Bull Case: Scaled EU Growth Under a Single Rulebook

Passporting accelerates, EUR pairs deepen, and institutional custody flows rise. With consistent uptime and competitive fees, Coinbase becomes a top-2 EUR venue by volumes in multiple asset categories.

Base Case: Gradual Share Gains, Compliance-Led Differentiation

Adoption builds steadily; localized support and tax tooling drive retail stickiness. Institutions onboard selectively; growth tracks the pace of MiCA implementation and banking partnerships.

Bear Case: Fragmented Implementation and Bank De-Risking

National interpretations diverge; payment partners tighten risk appetites; stablecoin constraints limit product appeal. Growth slows and competition intensifies on pricing.

Investor Take

EU approvals reduce regulatory headline risk and open a path to multi-market scale just as MiCA harmonizes rules. The near-term KPIs are EUR liquidity depth, cost-to-acquire in new markets, and institutional custody revenues. Execution on payments, compliance, and support will determine whether licensing translates into durable market share.
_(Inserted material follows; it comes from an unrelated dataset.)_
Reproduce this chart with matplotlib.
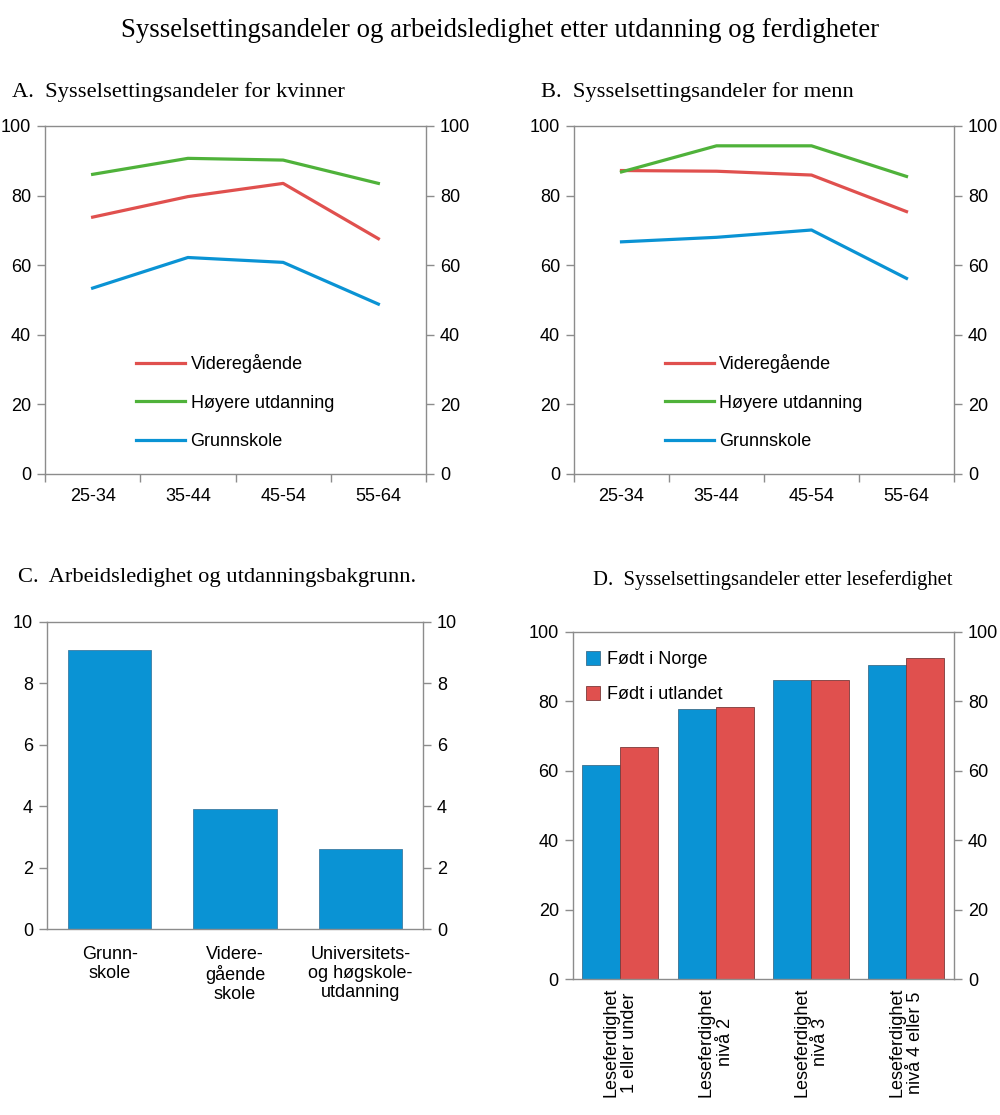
import matplotlib
matplotlib.use("Agg")
import matplotlib.pyplot as plt
import numpy as np

# data
ages = ["25-34", "35-44", "45-54", "55-64"]
kv_vgs = [73.8, 79.7, 83.5, 67.6]
kv_hoy = [86.1, 90.7, 90.2, 83.5]
kv_grunn = [53.4, 62.2, 60.8, 48.8]
menn_vgs = [87.2, 87.0, 85.9, 75.4]
menn_hoy = [86.8, 94.3, 94.3, 85.5]
menn_grunn = [66.7, 68.0, 70.1, 56.2]

utd = ["Grunn-\nskole", "Videre-\ngående\nskole", "Universitets-\nog høgskole-\nutdanning"]
ledighet = [9.1, 3.9, 2.6]

lese = ["Leseferdighet\n1 eller under", "Leseferdighet\nnivå 2", "Leseferdighet\nnivå 3", "Leseferdighet\nnivå 4 eller 5"]
fodt_norge = [61.5, 77.7, 86.0, 90.4]
fodt_utland = [66.7, 78.3, 86.2, 92.3]

RED = "#e0504e"
GREEN = "#4fb23a"
BLUE = "#0a93d4"
SPINE = "#8c8c8c"

plt.rcParams['font.family'] = ['Liberation Sans', 'DejaVu Sans']
plt.rcParams['font.size'] = 13
SERIF = ['Liberation Serif', 'DejaVu Serif']

fig = plt.figure(figsize=(10, 11.15), dpi=100)


def style(ax, ymax, step, xticks=True):
    ax.set_ylim(0, ymax)
    ax.set_yticks(np.arange(0, ymax + step / 2, step))
    for s in ax.spines.values():
        s.set_color(SPINE)
        s.set_linewidth(1.0)
    ax.yaxis.set_ticks_position('both')
    ax.tick_params(axis='y', which='both', direction='out', length=6, width=1.0,
                   color=SPINE, labelright=True, pad=4)
    if xticks:
        ax.tick_params(axis='x', direction='out', length=6, width=1.0, color=SPINE, pad=6)
    else:
        ax.tick_params(axis='x', length=0, pad=10)


def line_panel(rect, vgs, hoy, grunn, title, leg_x):
    ax = fig.add_axes(rect)
    x = np.arange(len(ages))
    ax.plot(x, vgs, color=RED, lw=2.3, label="Videregående")
    ax.plot(x, hoy, color=GREEN, lw=2.3, label="Høyere utdanning")
    ax.plot(x, grunn, color=BLUE, lw=2.3, label="Grunnskole")
    ax.set_xlim(-0.5, len(ages) - 0.5)
    ax.set_xticks(np.arange(-0.5, len(ages), 1.0))
    ax.set_xticklabels([])
    ax.set_xticks(x, minor=True)
    ax.set_xticklabels(ages, minor=True)
    ax.tick_params(axis='x', which='minor', length=0, pad=10)
    style(ax, 100, 20)
    ax.legend(loc='upper left', bbox_to_anchor=(leg_x, 0.345), frameon=False,
              handlelength=2.7, handletextpad=0.3, labelspacing=1.2,
              borderpad=0, borderaxespad=0)
    fig.text(rect[0] - 0.033, 0.913, title, family=SERIF, fontsize=16.2, va='baseline')
    return ax


fig.text(0.5, 0.967, "Sysselsettingsandeler og arbeidsledighet etter utdanning og ferdigheter",
         family=SERIF, fontsize=19.3, ha='center', va='baseline')

line_panel([0.045, 0.575, 0.381, 0.312], kv_vgs, kv_hoy, kv_grunn,
           "A.  Sysselsettingsandeler for kvinner", 0.24)
line_panel([0.574, 0.575, 0.380, 0.312], menn_vgs, menn_hoy, menn_grunn,
           "B.  Sysselsettingsandeler for menn", 0.24)

# C
axc = fig.add_axes([0.047, 0.1666, 0.376, 0.2756])
xc = np.arange(len(utd))
axc.bar(xc, ledighet, width=0.667, color=BLUE, edgecolor="#3d7ca3", linewidth=0.6)
axc.set_xlim(-0.5, len(utd) - 0.5)
axc.set_xticks(xc)
axc.set_xticklabels(utd, linespacing=1.15, va='top')
style(axc, 10, 2, xticks=False)
axc.tick_params(axis='x', pad=12)
fig.text(0.018, 0.478, "C.  Arbeidsledighet og utdanningsbakgrunn.", family=SERIF,
         fontsize=16.2, va='baseline')

# D
axd = fig.add_axes([0.5727, 0.1217, 0.3813, 0.3118])
xd = np.arange(len(lese))
bw = 0.4
axd.bar(xd - bw / 2, fodt_norge, width=bw, color=BLUE, edgecolor="#3d6f8c",
        linewidth=0.6, label="Født i Norge")
axd.bar(xd + bw / 2, fodt_utland, width=bw, color=RED, edgecolor="#7a3a3a",
        linewidth=0.6, label="Født i utlandet")
axd.set_xlim(-0.5, len(lese) - 0.5)
axd.set_xticks(xd)
axd.set_xticklabels(lese, rotation=90, linespacing=1.15, va='top', ha='center')
style(axd, 100, 20, xticks=False)
axd.tick_params(axis='x', pad=6)
axd.legend(loc='upper left', bbox_to_anchor=(0.035, 0.945), frameon=False,
           handlelength=0.8, handleheight=0.8, handletextpad=0.35, labelspacing=1.0,
           borderpad=0, borderaxespad=0)
fig.text(0.593, 0.475, "D.  Sysselsettingsandeler etter leseferdighet", family=SERIF,
         fontsize=14.9, va='baseline')

fig.savefig("out.png", dpi=100, facecolor='white')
Frequently Asked Questions

Does a license in one EU country cover the whole EU? Under MiCA, a CASP authorization in one member state can be passported to others via notification, though firms must still meet local operational and consumer-protection norms.

Will Coinbase list more EUR pairs? That’s typically part of localization. Expect deeper EUR books in major assets and potentially regional on-ramps/off-ramps to reduce FX friction.

How does this affect institutions? Local licensing and MiCA alignment lower due-diligence hurdles for EU funds and corporates, particularly around AML/CTF, custody segregation, and reporting.

Are staking and yield products allowed? It depends on the structure and jurisdiction. MiCA and national rules shape how such features can be offered and marketed; expect compliance-first designs.